Oak-oak-oak savanna


Photo courtesy of  oaksavannas.org .

Photo courtesy of oaksavannas.org.

By Win Cowger

Ever wonder what an oak tree talking to another oak sounds like? I know… Oak-Oak-OAK.

An oak savanna — especially one that doesn’t need management – is a rare ecosystem.

For an ecosystem to be a savanna it needs to be made up of trees and grasses. The area needs to be greater than 50% grasses when looked at from above. We cleared brush and undesirable woody species at Easter Lake Park so that we can burn this fall.


The Polk County Crew worked on restoring this oak savanna at Easter Lake Park. 

The Polk County Crew worked on restoring this oak savanna at Easter Lake Park. 

Oak savanna is a fire-dependent ecosystem. For the tree stand to be so thin, it requires regular fire events to kill saplings. Oaks have tree bark that is fire-resistant and leaves with chemicals that are extra flammable.
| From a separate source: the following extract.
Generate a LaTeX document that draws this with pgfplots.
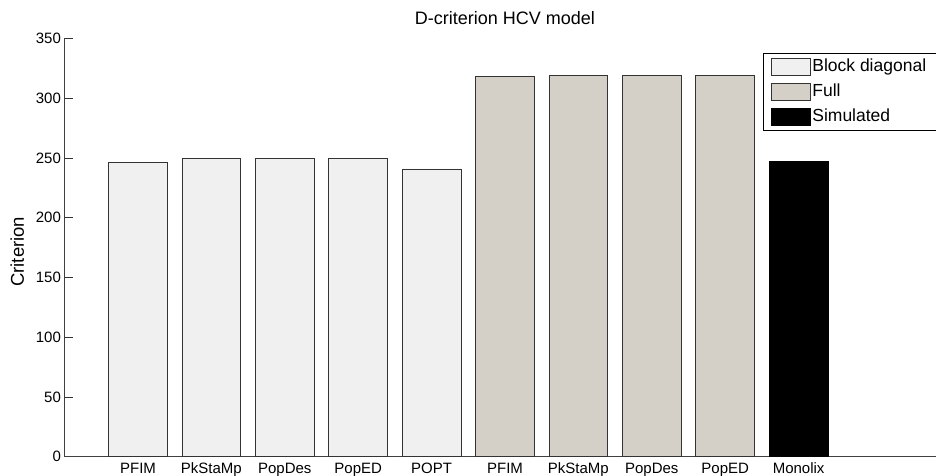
\documentclass[border=0pt]{standalone}
\usepackage{pgfplots}
\pgfplotsset{compat=1.18}
\usepackage{fontspec}
\setmainfont{Liberation Sans}
\definecolor{blockc}{RGB}{240,240,240}
\definecolor{fullc}{RGB}{212,208,200}
\begin{document}
\begin{tikzpicture}
\begin{axis}[
  scale only axis,
  width=880.8bp, height=418.4bp,
  xmin=0, xmax=12, ymin=0, ymax=350,
  axis x line*=bottom, axis y line*=left,
  axis line style={black!75, line width=0.8bp, -},
  xtick={1,...,10},
  xticklabels={PFIM,PkStaMp,PopDes,PopED,POPT,PFIM,PkStaMp,PopDes,PopED,Monolix},
  xtick style={draw=none},
  ytick={0,50,...,350},
  tick align=inside,
  major tick length=8bp,
  ytick style={black!80, line width=0.6bp},
  /pgf/number format/assume math mode=true,
  ticklabel style={font=\fontsize{15bp}{18bp}\selectfont},
  xticklabel style={anchor=base, inner sep=0pt, yshift=-9bp},
  yticklabel style={anchor=east, inner sep=0pt, xshift=-3.5bp},
  ylabel={Criterion},
  ylabel style={font=\fontsize{18.5bp}{20bp}\selectfont, at={(rel axis cs:-0.0461,0.49)}, anchor=base, inner sep=0pt},
  title={D-criterion HCV model},
  title style={font=\fontsize{18bp}{20bp}\selectfont, at={(rel axis cs:0.5,1)}, anchor=base, inner sep=0pt, yshift=8bp},
  ybar, bar width=0.8, bar shift=0pt,
  legend cell align=left,
  legend style={at={(rel axis cs:0.793,0.965)}, anchor=north west, draw=black, line width=1bp,
    font=\fontsize{17.5bp}{20bp}\selectfont, row sep=0pt, inner xsep=7bp, inner ysep=1bp,
    nodes={inner xsep=2bp, inner ysep=4bp, text height=13bp, text depth=4bp}},
  legend image code/.code={\draw[#1, line width=0.8bp] (0bp,-8.5bp) rectangle (39bp,8.5bp);},
]
\addplot[fill=blockc, draw=black!80, line width=0.8bp] coordinates {(1,246.3) (2,249.6) (3,249.6) (4,249.6) (5,240.7)};
\addlegendentry{\makebox[130bp][l]{Block diagonal}}
\addplot[fill=fullc, draw=black!80, line width=0.8bp] coordinates {(6,318.0) (7,318.6) (8,318.6) (9,318.6)};
\addlegendentry{Full}
\addplot[fill=black, draw=black, line width=0.8bp] coordinates {(10,247.3)};
\addlegendentry{Simulated}
\end{axis}
\pgfresetboundingbox
\path[use as bounding box] (-64.6bp,-19.3bp) rectangle (871.4bp,456.7bp);
\end{tikzpicture}
\end{document}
To determine if an oak savanna is suitable for restoration, the oaks must be open-grown with wide spreading branches, showing that the area was once an oak savanna. Oak trees don’t grow wide when crowded. Oak savannas have both trees and prairie plants. Lots of plant diversity and even some plants that specialize in the ecosystem are common. One of the reasons oak savannahs are so rare is that they were the first thing settlers developed. To a settler, an oak savanna was a gold mine of everything one needed to start a home: grazing areas for animals, shade in the summer, arable land and timber.*

I am glad that even after so much development I have experienced an oak savanna. Here is my account:

While sharpening my chainsaw, I looked up at a notchy-barked tree. It seemed familiar. I saw its wide twisting branches and its deep green leaves. Oaks are not only the favored trees of naturalists, but are mine, too. I stood up and looked around for a tree to girdle. “Girdle everything but the oaks, cherries and walnuts,” we were told. We must have started in a good place because all there was as far as my eye could see were oaks, spaced about 30 yards away from each other, and grass up to my waist. I tried to come up with the words to describe it in a poem, as I always do when I see a beautiful sight, but this time all I could say was “home.”


You can find oak savannas throughout North America. The two x’s on the map show the places I have spent most of my life.  oaksavannas.org/geography.html

You can find oak savannas throughout North America. The two x’s on the map show the places I have spent most of my life. 
oaksavannas.org/geography.html

I grew up in the Bay Area of California where our ecosystem was made up almost entirely of oak savanna. We had different types of oak trees than Iowa but the view was the same: rolling hills, blowing grass and wise trees. This is peace to me. When I tell people I live in Iowa and am from California they often ask me why. I think now I will respond that it wasn’t the cheap schools, or the number of jobs, or even a girl, but maybe it was a call I didn’t realize I was hearing, from the oak savanna. 

*Factual information in this blog comes from oaksavannas.org.